## DATA
■ ■ ■ ■

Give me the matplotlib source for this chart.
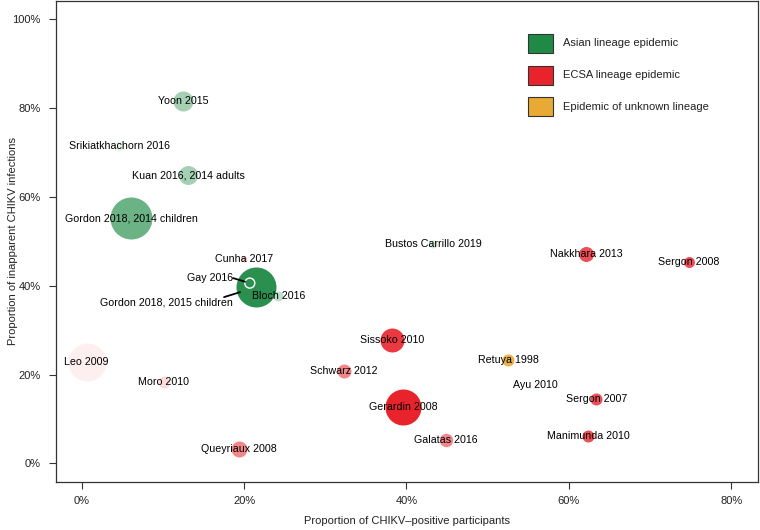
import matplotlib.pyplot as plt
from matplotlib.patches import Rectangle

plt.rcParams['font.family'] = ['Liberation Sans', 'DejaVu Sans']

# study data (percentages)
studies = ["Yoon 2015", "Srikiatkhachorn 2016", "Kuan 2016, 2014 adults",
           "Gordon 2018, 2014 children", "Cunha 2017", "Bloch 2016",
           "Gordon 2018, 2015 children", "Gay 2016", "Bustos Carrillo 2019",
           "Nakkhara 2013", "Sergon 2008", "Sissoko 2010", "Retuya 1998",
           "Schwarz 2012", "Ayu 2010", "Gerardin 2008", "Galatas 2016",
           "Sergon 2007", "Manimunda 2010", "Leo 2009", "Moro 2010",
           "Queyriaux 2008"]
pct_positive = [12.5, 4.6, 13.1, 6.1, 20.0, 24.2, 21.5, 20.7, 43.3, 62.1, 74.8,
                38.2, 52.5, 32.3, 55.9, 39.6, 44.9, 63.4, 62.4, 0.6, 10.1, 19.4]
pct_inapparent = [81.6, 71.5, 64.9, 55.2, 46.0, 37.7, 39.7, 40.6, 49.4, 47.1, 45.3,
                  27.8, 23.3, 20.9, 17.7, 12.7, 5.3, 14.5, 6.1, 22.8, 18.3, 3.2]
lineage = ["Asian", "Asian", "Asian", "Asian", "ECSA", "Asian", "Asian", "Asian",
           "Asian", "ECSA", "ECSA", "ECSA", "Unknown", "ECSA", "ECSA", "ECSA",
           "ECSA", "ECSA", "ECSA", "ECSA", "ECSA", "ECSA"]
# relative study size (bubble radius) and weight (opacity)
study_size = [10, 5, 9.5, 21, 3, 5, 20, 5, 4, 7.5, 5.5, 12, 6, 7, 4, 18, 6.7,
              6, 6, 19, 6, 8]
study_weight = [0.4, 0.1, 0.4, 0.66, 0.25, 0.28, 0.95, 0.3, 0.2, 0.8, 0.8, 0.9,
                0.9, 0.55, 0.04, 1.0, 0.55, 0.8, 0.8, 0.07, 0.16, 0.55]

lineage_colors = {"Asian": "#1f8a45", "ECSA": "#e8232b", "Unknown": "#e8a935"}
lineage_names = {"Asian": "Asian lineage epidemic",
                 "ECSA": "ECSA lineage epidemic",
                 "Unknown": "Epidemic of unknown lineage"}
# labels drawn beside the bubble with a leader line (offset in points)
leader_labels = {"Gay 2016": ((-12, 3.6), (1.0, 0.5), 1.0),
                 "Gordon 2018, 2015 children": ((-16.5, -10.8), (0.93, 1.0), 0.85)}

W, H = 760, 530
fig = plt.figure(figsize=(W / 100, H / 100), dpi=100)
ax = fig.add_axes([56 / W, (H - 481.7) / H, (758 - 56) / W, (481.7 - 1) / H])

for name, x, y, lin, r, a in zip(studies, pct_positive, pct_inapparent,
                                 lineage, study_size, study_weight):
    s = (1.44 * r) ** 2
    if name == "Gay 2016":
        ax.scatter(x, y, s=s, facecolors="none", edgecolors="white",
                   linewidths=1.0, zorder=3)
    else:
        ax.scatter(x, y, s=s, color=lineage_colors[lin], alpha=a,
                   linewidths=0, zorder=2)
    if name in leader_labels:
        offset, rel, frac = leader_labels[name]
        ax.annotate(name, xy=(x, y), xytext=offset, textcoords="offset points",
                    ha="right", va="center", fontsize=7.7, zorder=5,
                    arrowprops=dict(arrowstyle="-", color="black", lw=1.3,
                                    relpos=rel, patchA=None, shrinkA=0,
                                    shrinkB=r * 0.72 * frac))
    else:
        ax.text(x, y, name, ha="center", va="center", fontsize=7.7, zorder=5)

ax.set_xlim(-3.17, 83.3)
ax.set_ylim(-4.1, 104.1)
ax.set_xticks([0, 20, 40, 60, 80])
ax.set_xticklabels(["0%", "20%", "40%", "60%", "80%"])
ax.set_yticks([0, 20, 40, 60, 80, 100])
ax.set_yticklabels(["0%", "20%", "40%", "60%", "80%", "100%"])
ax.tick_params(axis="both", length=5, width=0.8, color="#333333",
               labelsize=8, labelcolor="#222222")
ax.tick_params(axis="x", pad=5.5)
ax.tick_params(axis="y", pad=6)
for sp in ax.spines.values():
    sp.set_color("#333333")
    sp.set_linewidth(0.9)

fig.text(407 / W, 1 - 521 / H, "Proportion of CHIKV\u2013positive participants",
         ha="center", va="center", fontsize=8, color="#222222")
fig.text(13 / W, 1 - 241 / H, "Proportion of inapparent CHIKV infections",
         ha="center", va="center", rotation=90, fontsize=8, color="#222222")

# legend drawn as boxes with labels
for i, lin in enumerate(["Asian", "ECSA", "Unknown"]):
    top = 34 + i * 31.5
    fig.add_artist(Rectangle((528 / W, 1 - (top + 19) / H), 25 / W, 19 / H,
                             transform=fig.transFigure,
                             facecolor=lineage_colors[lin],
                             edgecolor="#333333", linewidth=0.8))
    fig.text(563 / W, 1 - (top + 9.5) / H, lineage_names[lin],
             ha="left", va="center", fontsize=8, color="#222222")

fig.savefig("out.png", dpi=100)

■ ■ ■ ■

## TASK DESCRIPTION
The lines from the top of the data above through the one holding "plt.rcParams['font.family'] = ['Liberation" are to be repeated exactly, and only those, with no pictures.

## THE OUTPUT
Give me the matplotlib source for this chart.
import matplotlib.pyplot as plt
from matplotlib.patches import Rectangle

plt.rcParams['font.family'] = ['Liberation Sans', 'DejaVu Sans']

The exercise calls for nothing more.